More reasons to be glum, at 12:16 am on a Tuesday night:
- The list of people who DID make it onto law review went up, and I'm glad for the nice, smart, into-law people I know who got on. I'm baffled by one person from my section -- I didn't think she was a particularly sharp needle in the haystack, and the fact that she got onto law review doesn't make me think otherwise. Now I just think that the review process is just as arbitrary and dumbass as the rest of it all. Of the people who stayed late in my hall to do it, one girl got on, and I'm glad for her -- she's a loud, blonde, brownie-making southern girl who also happens to be a law geek. She was printing out her stuff when most of us were just gearing up to really start writing.
It's depressing to think that at this age I still judge myself by external standards. When am I going to stop jumping hurdles for the saking of jumping hurdles? I'm not even that interested in law -- why should not getting onto law review make me feel down?
- I got an email from Supervisor saying that I'd missed some cases in my memo, and that we should talk when I get back into the office (tomorrow). Crap, crap, crap. This is exactly what I fear about legal research. You miss some cases and totally screw yourself over. I'm in for a depressing talk tomorrow. Re-confirmation that I do indeed suck at legal research. If only I could take up Big G's offer and just do legal writing and editing.
The problem is, legal research is really important for lawyering. The fact that I hate it doesn't bode well for my future as a lawyer. I just don't like the type of information synthesizing you do with cases -- I seem to lack the discriminating mechanisms that good researchers use to sift out the useless stuff.

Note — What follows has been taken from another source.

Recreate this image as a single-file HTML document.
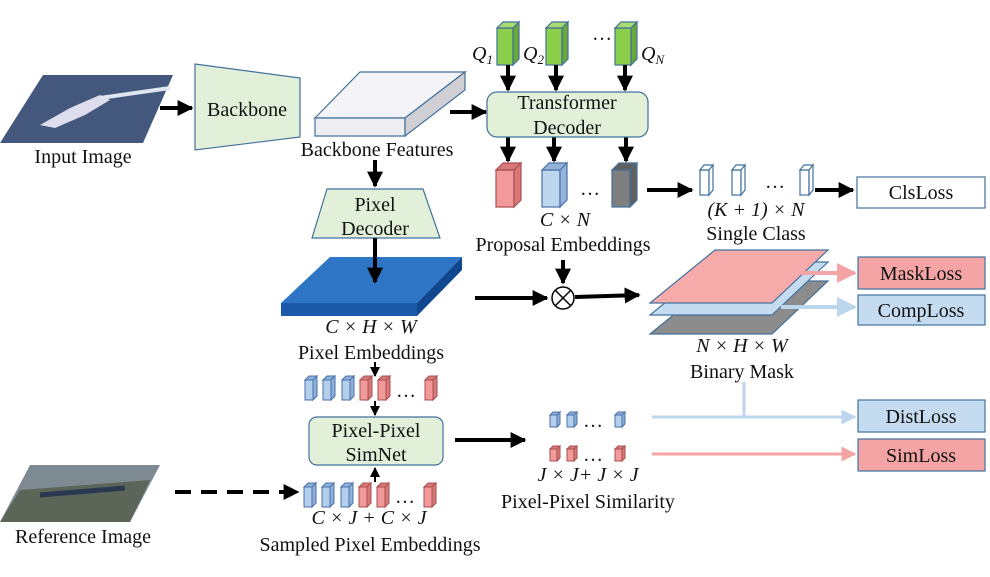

Giving me a case to distinguish is fine. Getting down and dirty with a statute and discerning what it means -- a-okay. Finding out information from a client -- I'm on it, chief. Asking me what the courts think about a certain issue -- dear lord, please no.
I know I'll survive this talk tomorrow, but it'll be depressing. I've never -- no, that's not true, actually. I was going to say that I've never been in a position where I kept failing to please repeatedly on a task I was trying to do, but that's actually wrong. When I worked at the exhibit design firm in DC, I was tasked with finding an explorer's map of Africa. The architects had something in mind, but couldn't really articulate it, so I went around to the libraries and research centers around town to find anything that might approximate what they wanted. Nothing sufficed, nothing matched what they had in mind, and they finally said I could stop, and that they would just draw the friggin map themselves.
The same kind of frustrated unease, the same kind of resigned hostility, the same kind of "why can't I do this right?" feeling haunts me in this job.
- Finally, I heard from The Destroyer via email. Remember The Destroyer? He was dating another Destroyer in my section, and I was curious about the effects of two Destroyers meeting. When two people, blessed with an abundance of charm and attractiveness but cursed with an inability to really relate, who leave swathes of broken hearts and injured feelings, who have a curious lack of real friends -- when two of this type meet, what happens? Well, the stronger Destroyer destroys the other, apparently, and in this case, it was the male Destroyer who left. And as he left, he told me all about it. I knew then that I would have to be careful. Destroyers have this way of getting to you, of finding a way in. And getting this email -- short, charming, offhandedly clever -- shows that even though I was careful, he did get in, a little. I should not be so pleased to hear from, nor eager to reply to, someone who is merely a friend.